Ve lo ricordate “Speriamo che sia femmina?”. Uno dei grandi capolavori di Mario Monicelli, che ha come protagonista una famiglia composta di sole donne che decidono di vivere insieme in un grande casale nella campagna toscana. Gli uomini sono tutti poco più che comparse e appaiono, nel migliore dei casi, inaffidabili e fragili. Unica figura maschile che riesce a resistere è il vecchio zio Gugo, tollerato e accudito dalle donne, ma oramai completamente rincoglionito.
Non so perché ma ieri mi è tornato in mente alla notizia che la Fondazione Mps, nel vendere un 12% del suo patrimonio di azioni Mps, aveva cancellato di fatto il debito con le banche creditrici che dal 2011 le mordevano i talloni per via di quell’indebitamento contratto per correre dietro all’aumento di capitale voluto dalla Banca guidata da Giuseppe Mussari. Ci voleva forse tutta la caparbietà e la ostinata determinazione caratteristica delle donne per portare a termine questo risultato. Lavorando a testa bassa e in silenzio, evitando mille tranelli e trappole tese e avendo un obiettivo chiaro e dichiarato: salvare la Fondazione Mps da morte certa. Siena oggi può tirare un respiro di sollievo grazie anche a loro.
Eh già, perché a fine del 2013 nessuno avrebbe scommesso un solo Cent sulla sopravvivenza dell’Ente di Banchi di Sotto, e anzi c’era chi lavorava al coperto per la sua morte rapida. Ma quel qualcuno non aveva fatto i conti con un gruppo di donne (non me ne vogliano i componenti maschili) che ha saputo lavorare nell’interesse della comunità.
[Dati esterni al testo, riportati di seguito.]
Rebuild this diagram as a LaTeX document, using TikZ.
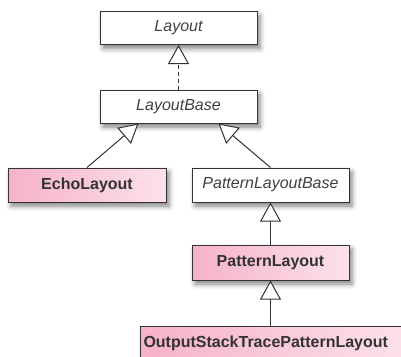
\documentclass[tikz,border=0pt]{standalone}
\usepackage{fontspec}
\setmainfont{Liberation Sans}
\usetikzlibrary{arrows.meta,shadows.blur}
\definecolor{pinkL}{HTML}{F6B2C8}
\definecolor{pinkR}{HTML}{FCE1EB}
\definecolor{edgegray}{HTML}{333333}
\tikzset{
  cls/.style={draw=edgegray, line width=1pt, minimum width=157pt, minimum height=33pt, inner sep=0pt,
    blur shadow={shadow xshift=3pt, shadow yshift=-4pt, shadow blur radius=5pt, shadow opacity=50}},
  abscls/.style={cls, fill=white, text=black!75, font=\fontsize{16}{19}\selectfont\itshape},
  concls/.style={cls, left color=pinkL, right color=pinkR, text=black!80, font=\fontsize{16}{19}\selectfont\bfseries},
  inh/.style={draw=edgegray, line width=1pt, -{Triangle[open, length=19pt, width=21pt, fill=white]}},
}
\begin{document}
\begin{tikzpicture}[x=1pt, y=-1pt]
  \useasboundingbox (0,0) rectangle (401,356);
  \clip (0,0) rectangle (401,356);
  \def\ox{40}
  \node[abscls] (layout) at (178.5,28) {Layout};
  \node[abscls] (base) at (178.5,106.5) {LayoutBase};
  \node[concls, minimum width=158pt, minimum height=34pt] (echo) at (87,185) {EchoLayout};
  \node[abscls, minimum height=34pt] (plbase) at (270.5,185) {PatternLayoutBase};
  \node[concls, minimum height=35pt] (pl) at (270.5,262.5) {PatternLayout};
  \node[concls, anchor=north west, minimum height=34pt, inner xsep=3pt, text width=264pt, align=left] (ostp) at (140,326) {OutputStackTracePatternLayout};
  \draw[inh, dash pattern=on 4pt off 3pt] (base) -- (layout);
  \draw[inh] (echo.north) -- ([xshift=-\ox pt]base.south);
  \draw[inh] (plbase.north) -- ([xshift=\ox pt]base.south);
  \draw[inh] (pl) -- (plbase);
  \draw[inh] (ostp.north -| pl.south) -- (pl.south);
\end{tikzpicture}
\end{document}
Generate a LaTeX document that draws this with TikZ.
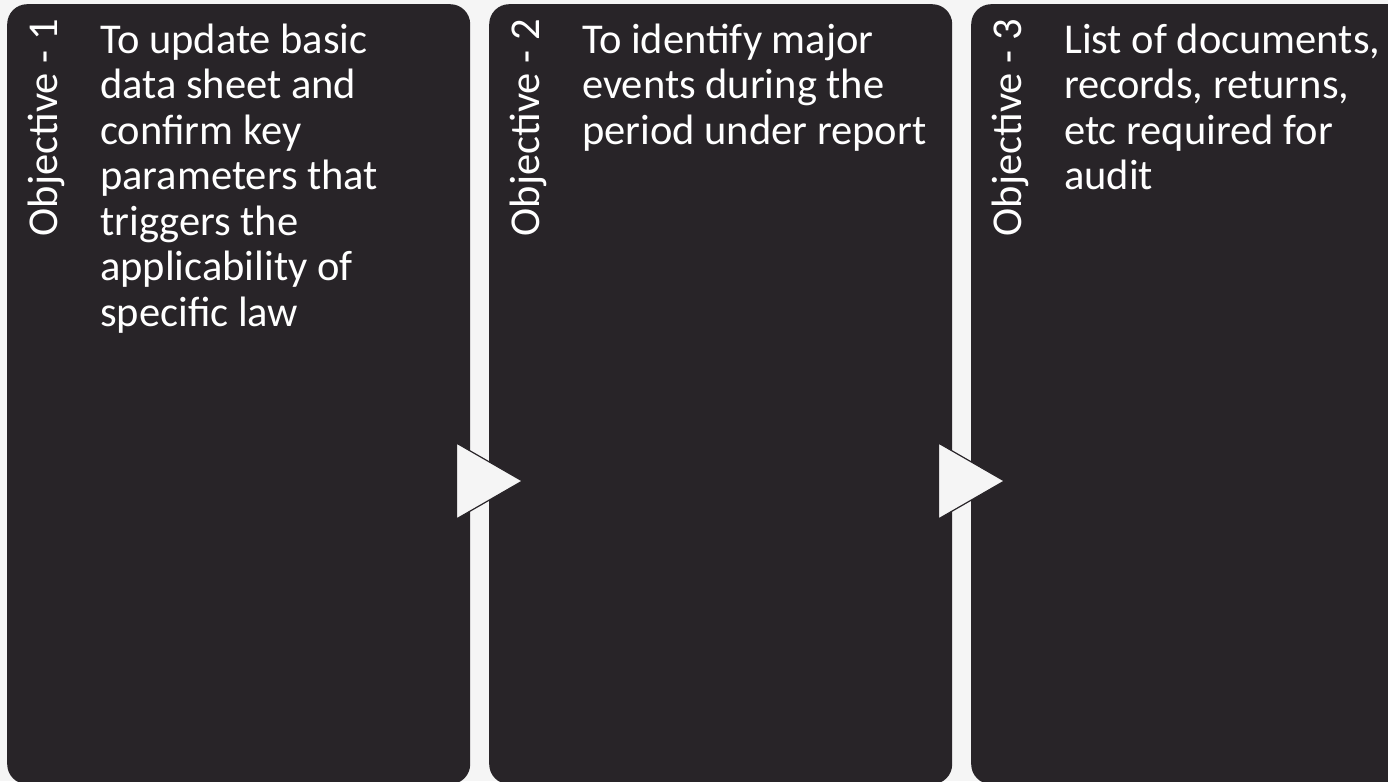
\documentclass[tikz,border=0pt]{standalone}
\usepackage{fontspec}
\setmainfont{Carlito}
\definecolor{panel}{HTML}{282428}
\definecolor{paper}{HTML}{F5F5F5}
\begin{document}
\begin{tikzpicture}[x=1pt,y=-1pt,
  panelbox/.style={fill=panel, draw=none, rounded corners=20pt, inner sep=0pt,
    minimum width=463pt, minimum height=780pt, anchor=north west},
  tag/.style={text=white, rotate=90, anchor=base east, inner sep=0pt,
    font=\fontsize{42.5}{45.5}\selectfont},
  body/.style={text=white, align=left, anchor=north west, inner sep=0pt,
    font=\fontsize{42.5}{45.5}\selectfont},
  pointer/.style={fill=paper, draw=panel, line width=1.2pt, line join=miter}]
  \useasboundingbox (0,0) rectangle (1388,781);
  \fill[paper] (0,0) rectangle (1388,781);
  \clip (0,0) rectangle (1388,781);

  % three objective panels
  \node[panelbox] (p1) at (7,4) {};
  \node[panelbox] (p2) at (489,4) {};
  \node[panelbox] (p3) at (971,4) {};

  % vertical headings
  \node[tag] (h1) at (57,19) {Objective - 1};
  \node[tag] (h2) at (539,19) {Objective - 2};
  \node[tag] (h3) at (1021,19) {Objective - 3};

  % panel texts (first baseline at y = 53, strut height 0.7 x 45.5)
  \node[body] (t1) at (100,21.15) {\strut To update basic\\data sheet and\\confirm key\\parameters that\\triggers the\\applicability of\\specific law};
  \node[body] (t2) at (582,21.15) {\strut To identify major\\events during the\\period under report};
  \node[body] (t3) at (1064,21.15) {\strut List of documents,\\records, returns,\\etc required for\\audit};

  % flow pointers between panels
  \draw[pointer] ([xshift=-14pt]p1.north east |- 0,443) -- ++(0,76) -- ++(66,-38) -- cycle;
  \draw[pointer] ([xshift=-14pt]p2.north east |- 0,443) -- ++(0,76) -- ++(66,-38) -- cycle;
\end{tikzpicture}
\end{document}
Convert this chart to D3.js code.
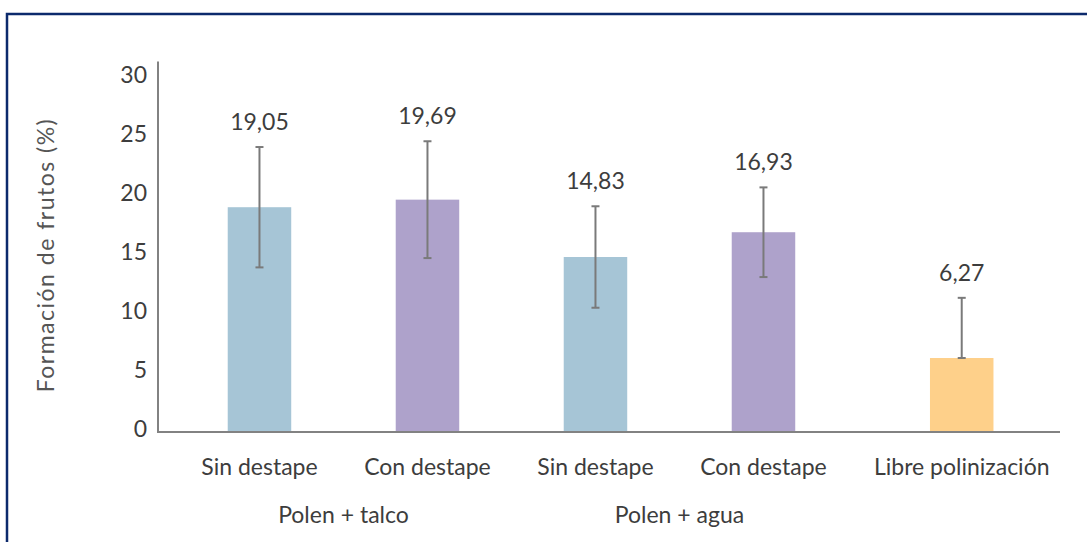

A risultato ottenuto, tutti sono bravi a lodare e oggi è un profluvio di elogi. Ma questa volta non si può non riconoscere nella presidente Antonella Mansi, nelle deputate amministratrici Camilla Dei e Flavia Galletti e in quelle della Deputazione generale Alessandra Navarri, Bettina Campedelli, Barbara Lazzeroni, Simonetta Sancasciani, un gioco di squadra tutto al femminile.
Un gioco che era duro e che le donne hanno dimostrato di saper giocare meglio degli uomini. Queste sono ore di sollievo e di conforto per la Città e non è tempo per ricordare chi sono gli sconfitti (che ci sono eccome, tutti uomini). Però non si può non ricordare alcuni passaggi chiave.
Che ad agosto, quando venne insediata la nuova Deputazione, in cassa non c’era nemmeno un Euro per arrivare in fondo all’anno. Che a dicembre la Fondazione ha ingaggiato una battaglia durissima con il presidente della Banca Mps, Alessandro Profumo, per il rinvio all’aumento di capitale sociale della Banca. Arrivò a minacciare fuoco e fiamme e azioni di responsabilità mentre oggi, a denti stretti, plaude al risultato e prova a mettersi lui stesso i galloni: «è un’ottima cosa frutto anche del lavoro fatto dalla Banca», ha detto, forse riferendosi a Mps Capital Service. Che con grande nettezza è stata avviata un’azione di responsabilità verso i precedenti amministratori di Palazzo Sansedoni che ha provocato una frattura netta tra il passato e il futuro (e non esclusivamente in Fondazione). Un atto non solo dovuto ma addirittura necessario per mandare ai Mercati un preciso messaggio di vera rottura. E che forse è stato propedeutico per l’operazione di ieri.
Certo, il sospiro di sollievo non deve allentare la tensione. I pericoli non sono finiti e molte questioni rimangono aperte sul tavolo della Mansi (dalla Sansedoni spa di cui ancora non si parla come si dovrebbe, alla Chigiana, a Siena Biotech alla Fondazione Tls). Ma la sensazione è che potremmo trovarci presto davanti ad una inversione verso una nuova rotta. Quale che sia non è dato sapere. A questo punto, viene solo da dire “Speriamo che sia femmina”.